CAMP FOSTER, Japan, –
CAMP FOSTER, Japan -- September is Suicide Prevention and Awareness Month. Marine Corps Community Services Behavioral Health Branch Community Counseling Program on Marine Corps Installation Pacific, Marine Corps Base Camp Smedley D. Butler will be hosting a variety of events throughout the month.
A 5-kilometer run will be held at Gunner's Fitness Center on Camp Foster at 9 a.m. to raise awareness and show support of family and friends who have been affected by suicide.
“The purpose of the run is to raise awareness and prevention about suicide on Okinawa, especially in this time of year,” said Raeven Cox, the administration office manager for the Behavioral Health Branch. “Everyone is impacted by suicide, and it is a hard topic to touch on. We want people to be able to feel comfortable talking about it.”
Additional training, including Pure Praxis Training will be held on all Marine Corps camps and stations. The training will include performances and a variety of scenarios explaining the impact of suicide and ideations of suicide.
“The Pure Praxis is an opportunity for all service members to become aware and comfortable with the subject, said Cox. “The training is going to allow people to ask those hard questions like, ‘How are you doing?’. We do not want people to hide around the idea that suicide doesn't exist because it does. We want to shine a light on it.”
The times and locations for this training are:
Sep. 9 at the Marine Corps Air Station Futenma Theater from 8-9:15 a.m., the Camp Kinser Theater from 10:30-11:45 a.m., and the Camp Courtney Theater from 2-3:15 p.m.
Sep. 10 the training will be held at the Camp Schwab Theater from 8:30-9:45 a.m. and the Camp Hansen Chapel Two from 1-2:15 p.m. and 3-4:15 p.m.

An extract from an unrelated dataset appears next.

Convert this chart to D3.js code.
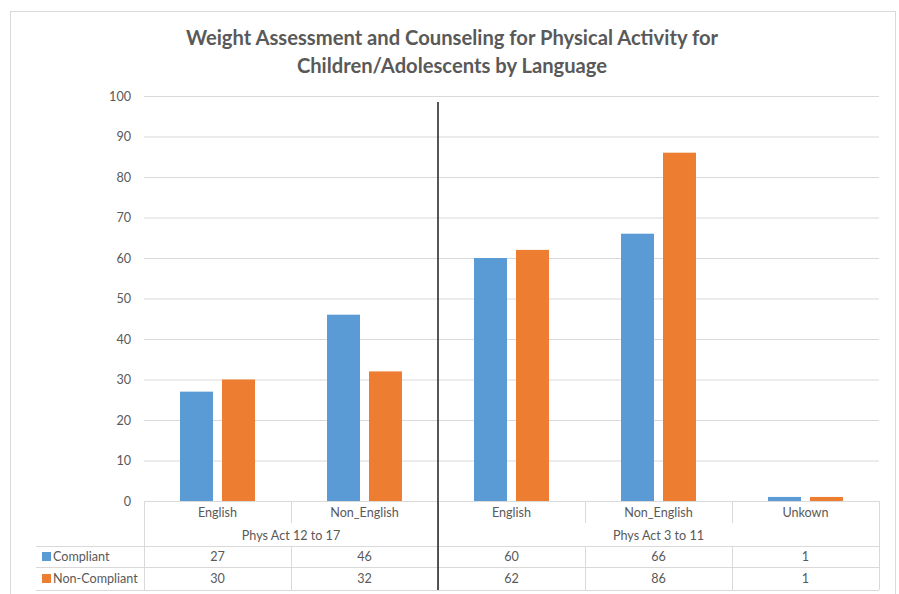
<!DOCTYPE html>
<html>
<head>
<meta charset="utf-8">
<script src="https://cdn.jsdelivr.net/npm/d3@7"></script>
<style>
  html, body { margin: 0; padding: 0; background: #fff; }
  svg { display: block; }
  text { font-family: Lato, "Open Sans", sans-serif; }
</style>
</head>
<body>
<svg id="chart" width="899" height="594"></svg>
<script>
// Categories: language within age group
const groups = ["Phys Act 12 to 17", "Phys Act 3 to 11"];
const categories = ["English", "Non_English", "English", "Non_English", "Unkown"];
const categoryGroup = [0, 0, 1, 1, 1];
const seriesNames = ["Compliant", "Non-Compliant"];
const compliant = [27, 46, 60, 66, 1];
const nonCompliant = [30, 32, 62, 86, 1];
const yTicks = [0, 10, 20, 30, 40, 50, 60, 70, 80, 90, 100];
const titleLines = ["Weight Assessment and Counseling for Physical Activity for",
                    "Children/Adolescents by Language"];

const colors = { "Compliant": "#5B9BD5", "Non-Compliant": "#ED7D31" };
const seriesValues = { "Compliant": compliant, "Non-Compliant": nonCompliant };

const svg = d3.select("#chart");
const plot = { left: 144, right: 879, top: 96, bottom: 501 };
const gridColor = "#d9d9d9";
const textColor = "#595959";
const smallFont = 12.6;

// chart frame
svg.append("rect")
  .attr("x", 10.5).attr("y", 11.5).attr("width", 885).attr("height", 600)
  .attr("fill", "#fff").attr("stroke", "#d9d9d9");

// title
svg.append("g").selectAll("text").data(titleLines).join("text")
  .attr("x", 452).attr("y", (d, i) => 45 + i * 28)
  .attr("text-anchor", "middle")
  .attr("font-size", 20.2).attr("font-weight", "bold")
  .attr("fill", textColor)
  .text(d => d);

const idx = d3.range(categories.length);
const x = d3.scaleBand().domain(idx).range([plot.left, plot.right]).padding(0);
const bw = x.bandwidth();
const x1 = d3.scaleBand().domain(seriesNames)
  .range([bw * 0.245, bw * 0.755]).paddingInner(9 / 42).paddingOuter(0);
const y = d3.scaleLinear().domain([0, 100]).range([plot.bottom, plot.top]);

// gridlines + labels via axis
const yAxis = d3.axisLeft(y).tickValues(yTicks)
  .tickSize(-(plot.right - plot.left)).tickPadding(13);
const gy = svg.append("g").attr("transform", `translate(${plot.left},0)`).call(yAxis);
gy.select(".domain").remove();
gy.selectAll(".tick line").attr("stroke", gridColor).attr("stroke-width", 1);
gy.selectAll(".tick text").attr("fill", textColor).attr("font-size", smallFont)
  .attr("font-family", "Lato, 'Open Sans', sans-serif");

// bars
const barG = svg.append("g");
seriesNames.forEach(s => {
  barG.append("g").selectAll("rect").data(idx).join("rect")
    .attr("x", i => x(i) + x1(s))
    .attr("width", x1.bandwidth())
    .attr("y", i => y(seriesValues[s][i]))
    .attr("height", i => y(0) - y(seriesValues[s][i]))
    .attr("fill", colors[s]);
});

// data table
const rows = { cat: 512, grp: 535, line1: 546, line2: 567, line3: 590, r1: 556.5, r2: 578.5 };
const tbl = svg.append("g");
const hl = (x0, x1_, yy) => tbl.append("line").attr("x1", x0).attr("x2", x1_)
  .attr("y1", yy + 0.5).attr("y2", yy + 0.5).attr("stroke", gridColor);
const vl = (xx, y0, y1_) => tbl.append("line").attr("x1", xx + 0.5).attr("x2", xx + 0.5)
  .attr("y1", y0).attr("y2", y1_).attr("stroke", gridColor);

hl(plot.left, plot.right, plot.bottom);
hl(36, plot.right, rows.line1);
hl(36, plot.right, rows.line2);
hl(36, plot.right, rows.line3);
vl(plot.left, plot.bottom, rows.line3);
vl(plot.right, plot.bottom, rows.line3);
idx.slice(1).forEach(i => {
  const xx = Math.round(x(i));
  if (categoryGroup[i] !== categoryGroup[i - 1]) {
    vl(xx, plot.bottom, rows.line3);
  } else {
    vl(xx, plot.bottom, 523);
    vl(xx, rows.line1, rows.line3);
  }
});

// category labels
tbl.append("g").selectAll("text").data(idx).join("text")
  .attr("x", i => x(i) + bw / 2).attr("y", rows.cat + 4.5)
  .attr("text-anchor", "middle").attr("font-size", smallFont).attr("fill", textColor)
  .text(i => categories[i]);

// group labels
tbl.append("g").selectAll("text").data(groups).join("text")
  .attr("x", (g, gi) => {
    const members = idx.filter(i => categoryGroup[i] === gi);
    return (x(members[0]) + x(members[members.length - 1]) + bw) / 2;
  })
  .attr("y", rows.grp + 4.5)
  .attr("text-anchor", "middle").attr("font-size", smallFont).attr("fill", textColor)
  .text(g => g);

// value rows with legend keys
seriesNames.forEach((s, si) => {
  const ry = si === 0 ? rows.r1 : rows.r2;
  tbl.append("rect").attr("x", 42).attr("y", ry - 4.5).attr("width", 9).attr("height", 9)
    .attr("fill", colors[s]);
  tbl.append("text").attr("x", 53).attr("y", ry + 4.5)
    .attr("font-size", smallFont).attr("fill", textColor).text(s);
  tbl.append("g").selectAll("text").data(idx).join("text")
    .attr("x", i => x(i) + bw / 2).attr("y", ry + 4.5)
    .attr("text-anchor", "middle").attr("font-size", smallFont).attr("fill", textColor)
    .text(i => seriesValues[s][i]);
});

// divider between age groups
const divX = Math.round(x(idx.find((i, k) => k > 0 && categoryGroup[i] !== categoryGroup[i - 1])));
svg.append("line").attr("x1", divX).attr("x2", divX)
  .attr("y1", 102).attr("y2", rows.line3)
  .attr("stroke", "#111").attr("stroke-width", 1.4);
</script>
</body>
</html>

Sep. 11 the training will be held at the Camp Foster Theater from 8-9:15 a.m., 1-2:15 p.m. and 3-4:15 p.m.
“The outcome we would like to make is for everyone to be a closer family and comfortable talking about suicide,” said Cox.
The suicide awareness events are not just for those who have been personally impacted by suicide, but for those who want to show support for raising awareness.
“Our Marines and sailors are our first line of defense ,” said U.S. Navy Lt. Yonatan Greenberg, the Headquarters and Support Battalion chaplain. "And that is why we need them to be able to recognize, and respond accordingly, to the signs that an at-risk person might be displaying in regards to suicidal behavior.”